Atlanta schools cut music teachers

The Martin Luther King Jr., Middle School orchestra performs during the Black History Artists Showcase in March. Special to AJC

The Martin Luther King Jr., Middle School orchestra performs during the Black History Artists Showcase in March. Special to AJC

The Atlanta school district has eliminated dozens of music teacher positions for the coming school year. That means many students will see cuts and changes in elementary school bands and orchestras when they head back to school.

And it continues a downward trend nationally in arts instruction and puts Atlanta on par with many other schools in Georgia and the nation.

Some evidence suggests that African-American, Hispanic and low-income students are even less likely to take arts classes in schools than other students. Atlanta's cuts could exacerbate those disparities, as music offerings will now vary significantly from school to school.

Atlanta had been one of a relatively small number of districts offering elementary band and orchestra, Georgia Music Educators Association Executive Director Cecil Wilder said. Fulton County cut elementary band and orchestra in 2010, despite protests from parents and students.

The Atlanta school board voted in May to eliminate approximately 25 band and orchestra teaching positions, most of them at the elementary level. District officials later revised that number: District spokesman James Malone told the Atlanta Journal-Constitution about 18 positions would be cut.

All elementary schools will continue to have weekly general music instruction, which includes chorus and a general introduction to musical instruments, Malone said. But twice-weekly band and orchestra classes will no longer be a given. Some schools may cut band and orchestra entirely. Others may offer privately funded before- or after-school instruction or ask their general music teachers to offer additional instruction.

Parent Dawn Brockington-Shaw said she was not comfortable with cuts in music programming, even though her local schools will not see cuts.

“If I had a magic wand, my wish would be that all kids get the same exposure to fine arts,” she said.

Georgia schools are not required to offer a minimum number of hours of music or art instruction.

Atlanta expects to hire about the same number of teachers this year as last — about 3,150. But this year principals were told they could choose how to “spend” part of their teacher allotment.

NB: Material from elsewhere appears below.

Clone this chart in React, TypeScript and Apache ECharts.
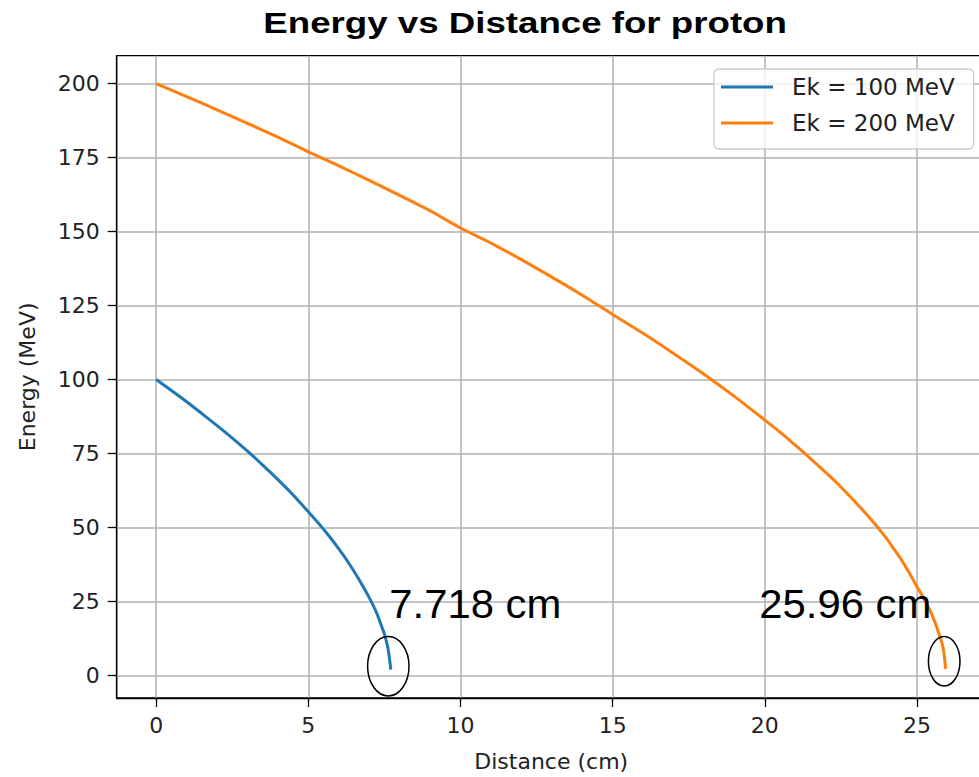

That’s different from past years.

Associate superintendent David White, who oversees elementary schools in three “clusters,” said principals in the elementary, middle and high schools that make up each school cluster planned their budgets together.

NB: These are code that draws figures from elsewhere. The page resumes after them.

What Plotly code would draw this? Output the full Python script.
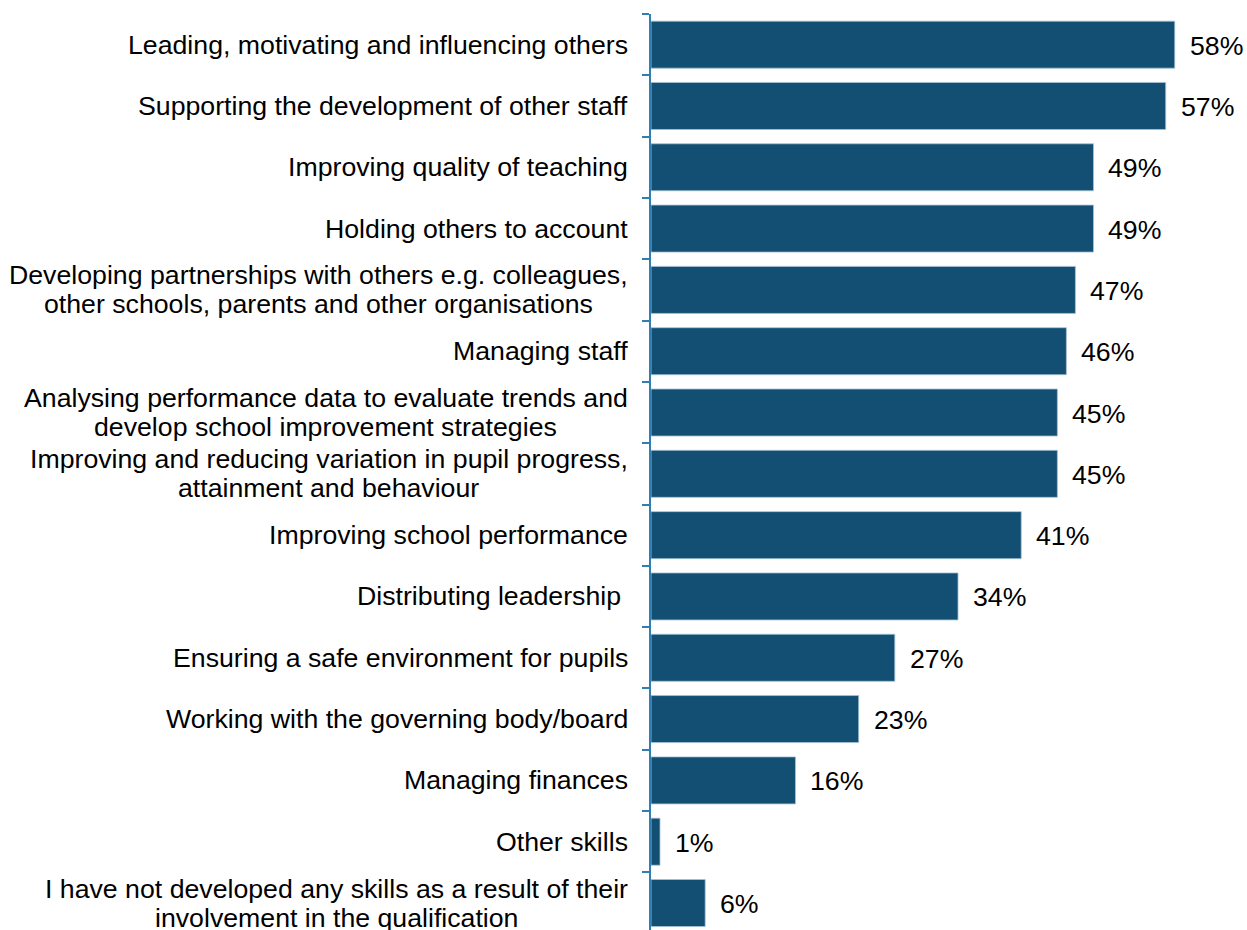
import plotly.graph_objects as go

# Skills developed through the qualification (share of respondents, %)
skills = [
    "Leading, motivating and influencing others",
    "Supporting the development of other staff",
    "Improving quality of teaching",
    "Holding others to account",
    "Developing partnerships with others e.g. colleagues,<br>other schools, parents and other organisations",
    "Managing staff",
    "Analysing performance data to evaluate trends and<br>develop school improvement strategies",
    "Improving and reducing variation in pupil progress,<br>attainment and behaviour",
    "Improving school performance",
    "Distributing leadership\u00a0",
    "Ensuring a safe environment for pupils",
    "Working with the governing body/board",
    "Managing finances",
    "Other skills",
    "I have not developed any skills as a result of their<br>involvement in the qualification",
]
percent = [58, 57, 49, 49, 47, 46, 45, 45, 41, 34, 27, 23, 16, 1, 6]

BAR = "#124f72"
AXIS = "#2f7fb5"
FONT = "Liberation Sans, Arial, sans-serif"
FONT_SIZE = 26.7
LABEL_GAP = 21      # px between label block and the axis line
LINE_OFFSET = 14.5  # px from category centre to each line of a two-line label

# Arial / Liberation Sans advance widths (1/1000 em), used to centre the
# second line of a wrapped label under the first one
_W = {c: 556 for c in "abdeghnopqu"}
_W.update({"c": 500, "f": 278, "i": 222, "j": 222, "k": 500, "l": 222,
           "m": 833, "r": 333, "s": 500, "t": 278, "v": 500, "w": 722,
           "x": 500, "y": 500, "z": 500, " ": 278, ",": 278, ".": 278,
           "/": 278, "A": 667, "D": 722, "E": 667, "H": 722, "I": 278,
           "L": 556, "M": 833, "O": 778, "S": 667, "W": 944})


def text_width(s, size):
    return sum(_W.get(ch, 556) for ch in s) / 1000.0 * size


cat_ids = [f"c{i}" for i in range(len(skills))]

fig = go.Figure(
    go.Bar(
        x=percent,
        y=cat_ids,
        orientation="h",
        marker=dict(color=BAR, line=dict(color="#a9c3d6", width=0.8)),
        hoverinfo="skip",
    )
)

label_font = dict(family=FONT, size=FONT_SIZE, color="#000000")
annotations = []
for cid, label, val in zip(cat_ids, skills, percent):
    lines = label.split("<br>")
    if len(lines) == 1:
        annotations.append(dict(
            x=0, xref="paper", y=cid, yref="y",
            text=label, showarrow=False,
            xanchor="right", yanchor="middle",
            xshift=-LABEL_GAP, font=label_font,
        ))
    else:
        first, second = lines
        # first (longer) line flush against the axis
        annotations.append(dict(
            x=0, xref="paper", y=cid, yref="y",
            text=first, showarrow=False,
            xanchor="right", yanchor="middle",
            xshift=-LABEL_GAP, yshift=LINE_OFFSET, font=label_font,
        ))
        # second line centred beneath the first
        annotations.append(dict(
            x=0, xref="paper", y=cid, yref="y",
            text=second, showarrow=False,
            xanchor="center", yanchor="middle",
            xshift=-LABEL_GAP - 2 - text_width(first, FONT_SIZE) / 2,
            yshift=-LINE_OFFSET, font=label_font,
        ))
    # value label beyond the bar end
    annotations.append(dict(
        x=val, xref="x", y=cid, yref="y",
        text=f"{val}%", showarrow=False,
        xanchor="left", yanchor="middle",
        xshift=13, yshift=-1, font=label_font,
    ))

fig.update_layout(
    width=1247,
    height=930,
    margin=dict(l=651, r=0, t=14, b=0),
    paper_bgcolor="white",
    plot_bgcolor="white",
    bargap=0.233,
    showlegend=False,
    annotations=annotations,
    xaxis=dict(
        range=[0, 66],
        visible=False,
    ),
    yaxis=dict(
        type="category",
        categoryorder="array",
        categoryarray=cat_ids,
        range=[14.44, -0.5],
        showticklabels=False,
        showline=True,
        linecolor=AXIS,
        linewidth=1.5,
        ticks="outside",
        tickson="boundaries",
        ticklen=7,
        tickcolor=AXIS,
        tickwidth=1.5,
        showgrid=False,
        zeroline=False,
    ),
)

fig.write_html("out.html")
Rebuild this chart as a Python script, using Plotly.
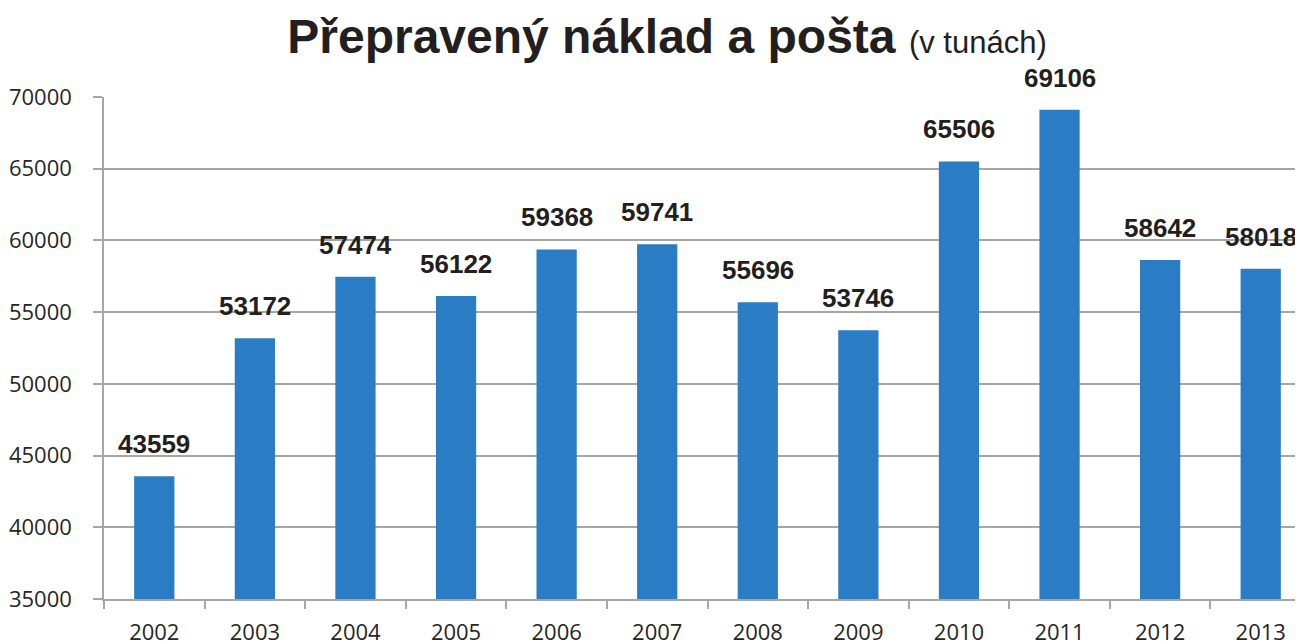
import plotly.graph_objects as go

years = ["2002", "2003", "2004", "2005", "2006", "2007", "2008", "2009", "2010", "2011", "2012", "2013"]
tons = [43559, 53172, 57474, 56122, 59368, 59741, 55696, 53746, 65506, 69106, 58642, 58018]
y_ticks = [35000, 40000, 45000, 50000, 55000, 60000, 65000, 70000]

bar_color = "#2A7DC4"
grid_color = "#A6A6A6"

fig = go.Figure()
fig.add_trace(go.Bar(x=years, y=tons, marker=dict(color=bar_color, line=dict(width=0)),
                     hoverinfo="x+y"))

annotations = [
    dict(x=i, y=v, text=f"<b>{v}</b>", showarrow=False, xref="x", yref="y",
         yanchor="bottom", yshift=15,
         font=dict(family="Liberation Sans, Arial", size=26, color="#231F20"))
    for i, v in enumerate(tons)
]

fig.update_layout(
    width=1303, height=644,
    margin=dict(l=96, r=0, t=89, b=53),
    paper_bgcolor="white", plot_bgcolor="white",
    bargap=0.6,
    showlegend=False,
    title=dict(
        text="<b>Přepravený náklad a pošta</b> <span style='font-size:31px'>(v tunách)</span>",
        x=659 / 1303, xanchor="center", xref="container",
        y=1 - 28 / 644, yanchor="middle", yref="container",
        font=dict(family="Liberation Sans, Arial", size=48, color="#231F20"),
    ),
    annotations=annotations,
    xaxis=dict(
        type="category", categoryorder="array", categoryarray=years,
        range=[-0.5, len(years) - 0.5],
        tickson="boundaries", ticks="outside", ticklen=8,
        tickcolor=grid_color, tickwidth=1.5, tickangle=0,
        showline=True, linecolor=grid_color, linewidth=1.5,
        showgrid=False, automargin=False, ticklabelstandoff=13,
        tickfont=dict(family="Open Sans, Noto Sans", size=22, color="#262626"),
    ),
    yaxis=dict(
        range=[35000, 70000], tickvals=y_ticks, ticks="outside", ticklen=9,
        tickcolor=grid_color, tickwidth=1.5,
        showline=True, linecolor=grid_color, linewidth=1.5,
        showgrid=True, gridcolor=grid_color, gridwidth=1.5,
        zeroline=False, automargin=False, ticklabelstandoff=17,
        tickformat="d",
        tickfont=dict(family="Open Sans, Noto Sans", size=22, color="#262626"),
    ),
)

fig.write_html("out.html")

“In communities where there is a robust interest in band, it is unlikely that the principal chose to eliminate band altogether,” he said. In others, schools may have eliminated band or orchestra “because of a lack of interest or involvement.”

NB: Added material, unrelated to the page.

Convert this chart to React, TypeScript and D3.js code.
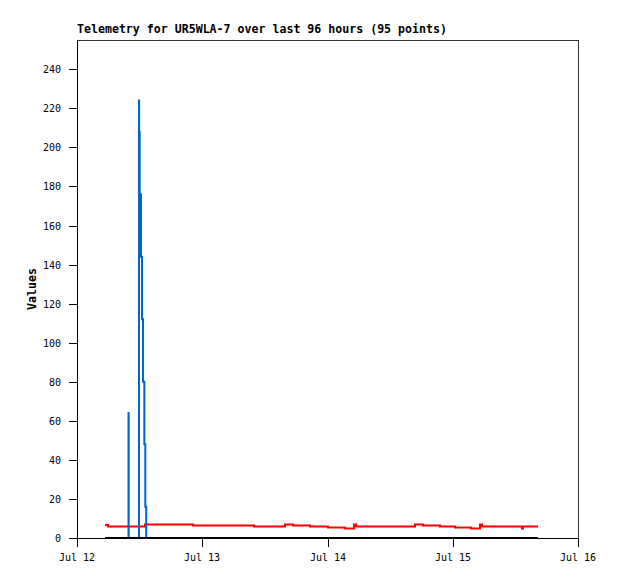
import React from "react";
import * as d3 from "d3";

// ---- Data (hours since Jul 12 00:00) ----
const chartTitle = "Telemetry for UR5WLA-7 over last 96 hours (95 points)";
const yAxisTitle = "Values";
const xTickLabels = ["Jul 12", "Jul 13", "Jul 14", "Jul 15", "Jul 16"];
const xTickDays = [0, 1, 2, 3, 4];
const yTickValues = [0, 20, 40, 60, 80, 100, 120, 140, 160, 180, 200, 220, 240];
const yMax = 255;

const redHours = [5.37, 5.94, 13.03, 22.23, 33.92, 39.86, 41.39, 44.65, 48.09, 51.35, 53.07, 53.46, 64.77, 66.3, 69.56, 72.43, 75.5, 77.22, 77.6, 85.27, 85.46, 88.33];
const redValues = [6.7, 5.9, 6.9, 6.4, 5.9, 6.9, 6.4, 5.9, 5.4, 4.9, 6.9, 5.9, 6.9, 6.4, 5.9, 5.4, 4.9, 6.9, 5.9, 4.9, 5.9, 5.9];

const blueHours = [5.37, 9.87, 9.9, 11.88, 11.9, 12.01, 12.26, 12.46, 12.65, 12.9, 13.09, 13.26, 88.33];
const blueValues = [0, 64, 0, 224, 208, 176, 144, 112, 80, 48, 16, 0, 0];

const blackHours = [5.37, 88.33];
const blackValues = [0, 0];

const startMs = new Date(2024, 6, 12, 0, 0, 0).getTime();
const toDate = (h: number) => new Date(startMs + h * 3600000);

export default function App() {
  const W = 618, H = 579;
  const left = 77, right = 578, top = 40, bottom = 538;
  const x = d3.scaleTime().domain([toDate(0), toDate(96)]).range([left, right]);
  const y = d3.scaleLinear().domain([0, yMax]).range([bottom, top]);

  const line = d3
    .line<[number, number]>()
    .x((d) => x(toDate(d[0])))
    .y((d) => y(d[1]))
    .curve(d3.curveStepAfter);

  const mk = (hs: number[], vs: number[]) => line(hs.map((h, i) => [h, vs[i]] as [number, number])) || "";

  const mono = "'DejaVu Sans Mono', 'Liberation Mono', monospace";

  return (
    <svg width={W} height={H} style={{ position: "absolute", left: 0, top: 0, background: "#fff" }}>
      <rect x={0} y={0} width={W} height={H} fill="#fff" />
      <text x={left} y={33} fontFamily={mono} fontWeight="bold" fontSize={11.6} fill="#000">
        {chartTitle}
      </text>
      {/* frame */}
      <g shapeRendering="crispEdges">
        <line x1={left} x2={right} y1={top + 0.5} y2={top + 0.5} stroke="#333" />
        <line x1={right + 0.5} x2={right + 0.5} y1={top} y2={bottom} stroke="#333" />
        <line x1={left + 0.5} x2={left + 0.5} y1={top} y2={bottom + 1} stroke="#000" />
        <line x1={left} x2={right + 1} y1={bottom + 0.5} y2={bottom + 0.5} stroke="#000" />
      </g>
      {/* y ticks */}
      <g>
        {yTickValues.map((v) => (
          <g key={v}>
            <line x1={left - 8} x2={left} y1={Math.round(y(v)) + 0.5} y2={Math.round(y(v)) + 0.5} stroke="#000" shapeRendering="crispEdges" />
            <text x={61} y={Math.round(y(v)) + 0.5} dy="0.35em" textAnchor="end" fontFamily={mono} fontSize={10} fill="#000">
              {v}
            </text>
          </g>
        ))}
      </g>
      {/* x ticks */}
      <g>
        {xTickDays.map((d, i) => {
          const px = Math.round(x(toDate(d * 24)));
          return (
            <g key={d}>
              <line x1={px + 0.5} x2={px + 0.5} y1={bottom} y2={bottom + 9} stroke="#000" shapeRendering="crispEdges" />
              <text x={px} y={561} textAnchor="middle" fontFamily={mono} fontSize={10} fill="#000">
                {xTickLabels[i]}
              </text>
            </g>
          );
        })}
      </g>
      <text
        transform={`translate(36, ${(top + bottom) / 2}) rotate(-90)`}
        textAnchor="middle"
        fontFamily={mono}
        fontWeight="bold"
        fontSize={11.6}
        fill="#000"
      >
        {yAxisTitle}
      </text>
      {/* series */}
      <path d={mk(redHours, redValues)} fill="none" stroke="#ff0000" strokeWidth={2} />
      <path d={mk(blueHours, blueValues)} fill="none" stroke="#0066cc" strokeWidth={2} />
      <path d={mk(blackHours, blackValues)} fill="none" stroke="#000" strokeWidth={2} />
    </svg>
  );
}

Principals in the Therrell cluster in southwest Atlanta, for example, decided to use the new budget flexibility to offer more foreign- language instruction, White said. That’s in line with the cluster’s likely shift to an International Baccalaureate model, which requires foreign-language classes, he said.

Farther north, schools in the Grady cluster are planning to focus on a college-preparatory curriculum with a focus on the arts. They decided to hire a shared band and orchestra teacher, White said.

Erica Long’s son is in first grade at Perkerson Elementary School. Under the job cuts approved in May, Perkerson was set to lose part-time band and orchestra teachers. Long isn’t panicking. She said a private foundation runs an after-school music program at the school.

“I am a fan of music and the arts. I understand their correlation to student achievement,” she said. “But I don’t think that our children are going to be left completely without music and art instruction.”

But Carver student Raven McQueen, a rising senior, remembers her elementary school music classes. And music classes are what keep some of her friends coming to school today.

“It starts while you’re young,” she said. “If they take [music] out of the school now, it’s like taking away their creativity.”